-- START Data listing --
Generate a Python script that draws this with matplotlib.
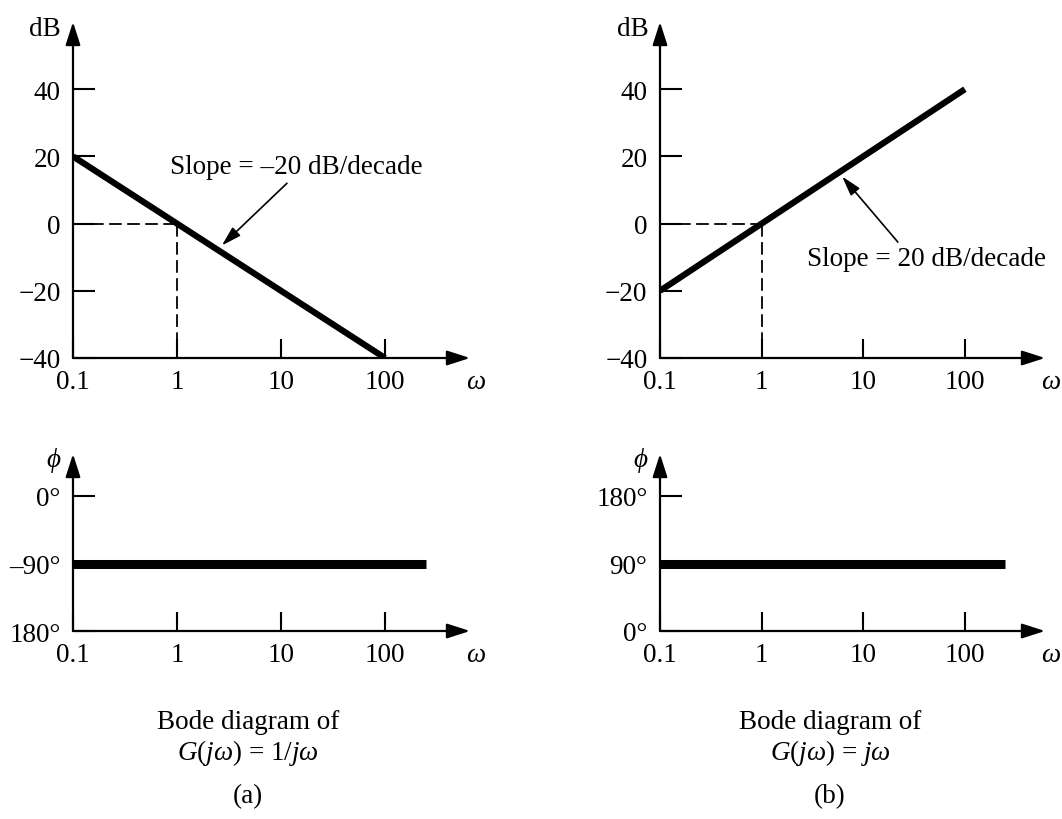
import numpy as np
import matplotlib
matplotlib.use("Agg")
import matplotlib.pyplot as plt

plt.rcParams['font.family'] = ['Liberation Serif', 'DejaVu Serif']
plt.rcParams['mathtext.fontset'] = 'custom'
plt.rcParams['mathtext.rm'] = 'Liberation Serif'
plt.rcParams['mathtext.it'] = 'Liberation Serif:italic'

# data
w_mag = [0.1, 100]
mag_a = [20, -40]          # G = 1/jw
mag_b = [-20, 40]          # G = jw
w_phase = [0.1, 250]
phase_a = [-90, -90]
phase_b = [90, 90]

w_ticks = [0.1, 1, 10, 100]
w_labels = ['0.1', '1', '10', '100']
db_ticks = [-40, -20, 0, 20, 40]
db_labels = ['\u221240', '\u221220', '0', '20', '40']
ph_ticks_a = [-180, -90, 0]
ph_labels_a = ['180\u00b0', '\u201390\u00b0', '0\u00b0']
ph_ticks_b = [0, 90, 180]
ph_labels_b = ['0\u00b0', '90\u00b0', '180\u00b0']

W, H = 1062, 820
FS = 19.5
fig = plt.figure(figsize=(W / 100, H / 100), dpi=100)


def px_axes(x0, y0, x1, y1):
    return fig.add_axes([x0 / W, 1 - y1 / H, (x1 - x0) / W, (y1 - y0) / H])


def style(ax, xlim, ylim, yticks, ylabels, ylab, xlen):
    ax.set_xscale('log')
    ax.set_xlim(*xlim)
    ax.set_ylim(*ylim)
    for s in ax.spines.values():
        s.set_visible(False)
    ax.patch.set_visible(False)
    ax.set_xticks(w_ticks)
    ax.set_xticklabels(w_labels)
    ax.minorticks_off()
    ax.set_yticks(yticks)
    ax.set_yticklabels(ylabels)
    ax.tick_params(axis='x', direction='in', length=14, width=1.5, pad=8,
                   labelsize=FS)
    ax.tick_params(axis='y', direction='in', length=16, width=1.5, pad=9,
                   labelsize=FS)
    arr = dict(arrowstyle='-|>,head_length=1.4,head_width=0.45',
               mutation_scale=10, lw=1.6, color='k', shrinkA=0, shrinkB=0)
    ax.annotate('', xy=(1, 0), xytext=(0, 0), xycoords='axes fraction',
                arrowprops=arr, annotation_clip=False)
    ax.annotate('', xy=(0, 1), xytext=(0, 0), xycoords='axes fraction',
                arrowprops=arr, annotation_clip=False)
    ax.text(-0.03, 0.99 - 0.01 * xlen, ylab, transform=ax.transAxes,
            ha='right', va='center', fontsize=FS)
    ax.text(0.99, -0.07 * xlen, r'$\omega$', transform=ax.transAxes,
            ha='left', va='center', fontsize=FS)


dash = (0, (7, 3))

# (a) magnitude
ax1 = px_axes(73, 23, 470, 359)
style(ax1, (0.1, 656), (-40, 60), db_ticks, db_labels, 'dB', 1)
ax1.plot([0.1, 1], [0, 0], color='k', lw=1.3, ls=dash)
ax1.plot([1, 1], [0, -40], color='k', lw=1.3, ls=dash)
ax1.plot(w_mag, mag_a, color='k', lw=4.5, solid_capstyle='butt')
ax1.text(0.86, 17, 'Slope = \u201320 dB/decade', fontsize=FS, ha='left',
         va='center')
ax1.annotate('', xy=(2.7, -6.5), xytext=(11.4, 12),
             arrowprops=dict(arrowstyle='-|>,head_length=1.2,head_width=0.35',
                             mutation_scale=10, lw=1.2, color='k',
                             shrinkA=0, shrinkB=0))

# (b) magnitude
ax2 = px_axes(660, 23, 1045, 359)
style(ax2, (0.1, 614), (-40, 60), db_ticks, db_labels, 'dB', 1)
ax2.plot([0.1, 1], [0, 0], color='k', lw=1.3, ls=dash)
ax2.plot([1, 1], [0, -40], color='k', lw=1.3, ls=dash)
ax2.plot(w_mag, mag_b, color='k', lw=4.5, solid_capstyle='butt')
ax2.text(2.79, -10.5, 'Slope = 20 dB/decade', fontsize=FS, ha='left',
         va='center')
ax2.annotate('', xy=(6.2, 14), xytext=(21.9, -5.5),
             arrowprops=dict(arrowstyle='-|>,head_length=1.2,head_width=0.35',
                             mutation_scale=10, lw=1.2, color='k',
                             shrinkA=0, shrinkB=0))

# (a) phase
ax3 = px_axes(73, 455, 470, 632)
style(ax3, (0.1, 656), (-180, 56), ph_ticks_a, ph_labels_a, r'$\phi$', 1.9)
ax3.plot(w_phase, phase_a, color='k', lw=6.5, solid_capstyle='butt')

# (b) phase
ax4 = px_axes(660, 455, 1045, 632)
style(ax4, (0.1, 614), (0, 236), ph_ticks_b, ph_labels_b, r'$\phi$', 1.9)
ax4.plot(w_phase, phase_b, color='k', lw=6.5, solid_capstyle='butt')

# captions
for xc, expr, tag in [(248, r'$G(j\omega)$ = 1/$j\omega$', '(a)'),
                      (830, r'$G(j\omega)$ = $j\omega$', '(b)')]:
    fig.text(xc / W, 1 - 723 / H, 'Bode diagram of', ha='center',
             va='center', fontsize=FS)
    fig.text(xc / W, 1 - 753 / H, expr, ha='center', va='center', fontsize=FS)
    fig.text(xc / W, 1 - 797 / H, tag, ha='center', va='center', fontsize=FS)

fig.savefig('out.png', dpi=100)
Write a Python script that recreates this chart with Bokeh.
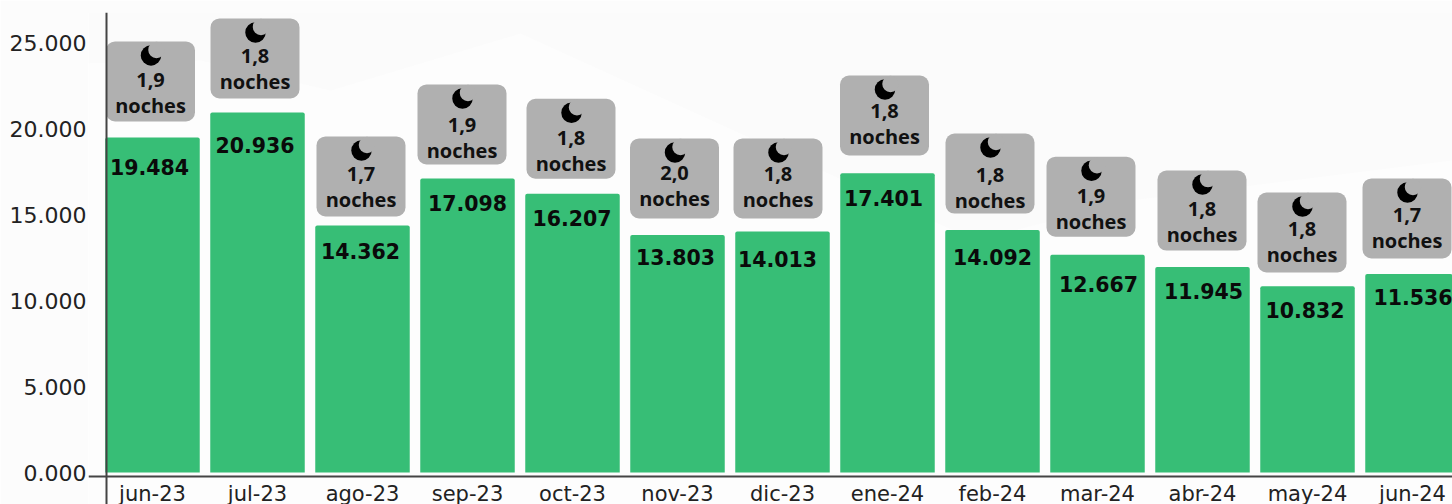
-- END Data listing --
**Set task:**
Repeat the material above in full and unchanged, minus its images.

**Reply:**
Generate a Python script that draws this with matplotlib.
import numpy as np
import matplotlib
matplotlib.use("Agg")
import matplotlib.pyplot as plt

plt.rcParams['font.family'] = ['Liberation Serif', 'DejaVu Serif']
plt.rcParams['mathtext.fontset'] = 'custom'
plt.rcParams['mathtext.rm'] = 'Liberation Serif'
plt.rcParams['mathtext.it'] = 'Liberation Serif:italic'

# data
w_mag = [0.1, 100]
mag_a = [20, -40]          # G = 1/jw
mag_b = [-20, 40]          # G = jw
w_phase = [0.1, 250]
phase_a = [-90, -90]
phase_b = [90, 90]

w_ticks = [0.1, 1, 10, 100]
w_labels = ['0.1', '1', '10', '100']
db_ticks = [-40, -20, 0, 20, 40]
db_labels = ['\u221240', '\u221220', '0', '20', '40']
ph_ticks_a = [-180, -90, 0]
ph_labels_a = ['180\u00b0', '\u201390\u00b0', '0\u00b0']
ph_ticks_b = [0, 90, 180]
ph_labels_b = ['0\u00b0', '90\u00b0', '180\u00b0']

W, H = 1062, 820
FS = 19.5
fig = plt.figure(figsize=(W / 100, H / 100), dpi=100)


def px_axes(x0, y0, x1, y1):
    return fig.add_axes([x0 / W, 1 - y1 / H, (x1 - x0) / W, (y1 - y0) / H])


def style(ax, xlim, ylim, yticks, ylabels, ylab, xlen):
    ax.set_xscale('log')
    ax.set_xlim(*xlim)
    ax.set_ylim(*ylim)
    for s in ax.spines.values():
        s.set_visible(False)
    ax.patch.set_visible(False)
    ax.set_xticks(w_ticks)
    ax.set_xticklabels(w_labels)
    ax.minorticks_off()
    ax.set_yticks(yticks)
    ax.set_yticklabels(ylabels)
    ax.tick_params(axis='x', direction='in', length=14, width=1.5, pad=8,
                   labelsize=FS)
    ax.tick_params(axis='y', direction='in', length=16, width=1.5, pad=9,
                   labelsize=FS)
    arr = dict(arrowstyle='-|>,head_length=1.4,head_width=0.45',
               mutation_scale=10, lw=1.6, color='k', shrinkA=0, shrinkB=0)
    ax.annotate('', xy=(1, 0), xytext=(0, 0), xycoords='axes fraction',
                arrowprops=arr, annotation_clip=False)
    ax.annotate('', xy=(0, 1), xytext=(0, 0), xycoords='axes fraction',
                arrowprops=arr, annotation_clip=False)
    ax.text(-0.03, 0.99 - 0.01 * xlen, ylab, transform=ax.transAxes,
            ha='right', va='center', fontsize=FS)
    ax.text(0.99, -0.07 * xlen, r'$\omega$', transform=ax.transAxes,
            ha='left', va='center', fontsize=FS)


dash = (0, (7, 3))

# (a) magnitude
ax1 = px_axes(73, 23, 470, 359)
style(ax1, (0.1, 656), (-40, 60), db_ticks, db_labels, 'dB', 1)
ax1.plot([0.1, 1], [0, 0], color='k', lw=1.3, ls=dash)
ax1.plot([1, 1], [0, -40], color='k', lw=1.3, ls=dash)
ax1.plot(w_mag, mag_a, color='k', lw=4.5, solid_capstyle='butt')
ax1.text(0.86, 17, 'Slope = \u201320 dB/decade', fontsize=FS, ha='left',
         va='center')
ax1.annotate('', xy=(2.7, -6.5), xytext=(11.4, 12),
             arrowprops=dict(arrowstyle='-|>,head_length=1.2,head_width=0.35',
                             mutation_scale=10, lw=1.2, color='k',
                             shrinkA=0, shrinkB=0))

# (b) magnitude
ax2 = px_axes(660, 23, 1045, 359)
style(ax2, (0.1, 614), (-40, 60), db_ticks, db_labels, 'dB', 1)
ax2.plot([0.1, 1], [0, 0], color='k', lw=1.3, ls=dash)
ax2.plot([1, 1], [0, -40], color='k', lw=1.3, ls=dash)
ax2.plot(w_mag, mag_b, color='k', lw=4.5, solid_capstyle='butt')
ax2.text(2.79, -10.5, 'Slope = 20 dB/decade', fontsize=FS, ha='left',
         va='center')
ax2.annotate('', xy=(6.2, 14), xytext=(21.9, -5.5),
             arrowprops=dict(arrowstyle='-|>,head_length=1.2,head_width=0.35',
                             mutation_scale=10, lw=1.2, color='k',
                             shrinkA=0, shrinkB=0))

# (a) phase
ax3 = px_axes(73, 455, 470, 632)
style(ax3, (0.1, 656), (-180, 56), ph_ticks_a, ph_labels_a, r'$\phi$', 1.9)
ax3.plot(w_phase, phase_a, color='k', lw=6.5, solid_capstyle='butt')

# (b) phase
ax4 = px_axes(660, 455, 1045, 632)
style(ax4, (0.1, 614), (0, 236), ph_ticks_b, ph_labels_b, r'$\phi$', 1.9)
ax4.plot(w_phase, phase_b, color='k', lw=6.5, solid_capstyle='butt')

# captions
for xc, expr, tag in [(248, r'$G(j\omega)$ = 1/$j\omega$', '(a)'),
                      (830, r'$G(j\omega)$ = $j\omega$', '(b)')]:
    fig.text(xc / W, 1 - 723 / H, 'Bode diagram of', ha='center',
             va='center', fontsize=FS)
    fig.text(xc / W, 1 - 753 / H, expr, ha='center', va='center', fontsize=FS)
    fig.text(xc / W, 1 - 797 / H, tag, ha='center', va='center', fontsize=FS)

fig.savefig('out.png', dpi=100)
Write a Python script that recreates this chart with Bokeh.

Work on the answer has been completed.